A mesma reflexão vale para a proposta de contratação de instituição escrituradora. Novamente, mostra-se incontroverso o ganho que a medida proporcionaria ao tornar mais seguro o controle da titularidade dos valores mobiliários ofertados. No entanto, cumpriria avaliar criteriosamente o seu impacto nos custos e, por conseguinte, no desenvolvimento do mercado.

É verdade que o emprego de novas tecnologias, notadamente da Distributed Ledger Technology, tem se mostrado promissor no desenvolvimento de provedores de serviços de infraestrutura eficientes e de custo reduzido, inclusive com relação à escrituração de ativos. No entanto, dado o caráter ainda embrionário dessas aplicações, seria prudente aguardar a sua disseminação no mercado brasileiro, permitindo, assim, a melhor avaliação de seus impactos, antes de torná-las obrigatórias para o mercado de crowdfunding.

Esses são os dilemas a serem enfrentados na reforma do marco regulatório do investimento participativo. Entre a busca por maior segurança e o desenvolvimento do mercado, há de se avaliar criteriosamente os custos e os benefícios das novas regras a serem introduzidas, tendo sempre em vista a preservação das características que se afiguram indispensáveis para as plataformas eletrônicas permanecerem aptas a atender às necessidades de financiamento das pequenas empresas e, de outra parte, aos interesses dos investidores de capital semente.

Gabriel Nassim de Saboya é head jurídico da plataforma de investimento EqSeed. Mestre em Regulação pela The London School of Economics and Political Science (LSE).

Pablo Renteria é sócio fundador do escritório Renteria Advogados. Professor de Direito Civil do Departamento de Direito da Pontifícia Universidade Católica do Rio de Janeiro (PUC-Rio). Ex-diretor e ex-superintendente de processos sancionadores da Comissão de Valores Mobiliários (CVM).

Notas

¹ Conforme disposto no Edital de Audiência Pública, em 2019 foram realizadas 60 ofertas públicas representando um valor total de R$ 59.043.689,00, um aumento de 28% em relação a 2018. O valor médio investido por pessoa aumentou de R$ 5.131,20 em 2018 para R$ 8.786,26 em 2019. O número de plataformas registradas na CVM subiu de 5 em 2017 para 26 em 2019.

² De acordo com o disposto no art. 4º da Instrução CVM n. 588, não há limite nos casos de investidor líder e investidor qualificado.

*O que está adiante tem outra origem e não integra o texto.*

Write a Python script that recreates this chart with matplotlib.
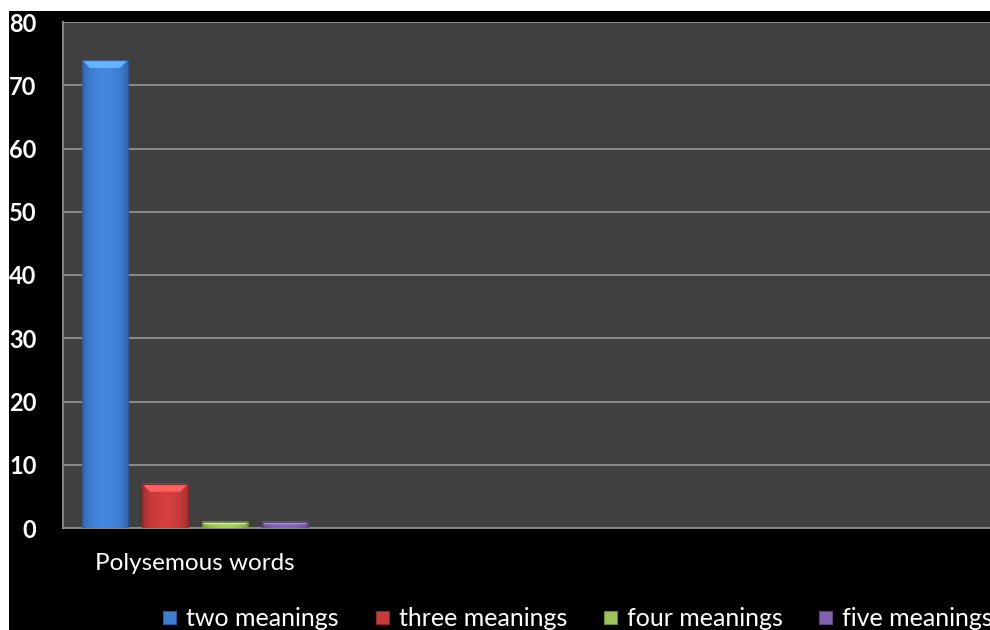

Ademais, se a renda bruta anual ou os investimentos financeiros do investidor superar o montante de R$ 100 mil (o qual passaria para R$ 200 mil segundo a proposta em consulta pública), o limite anual de aplicação é ampliado para 10% do maior desses dois valores.

³ Conforme previsto no art. 3º da Lei n. 11.638, de 28 de dezembro de 2007.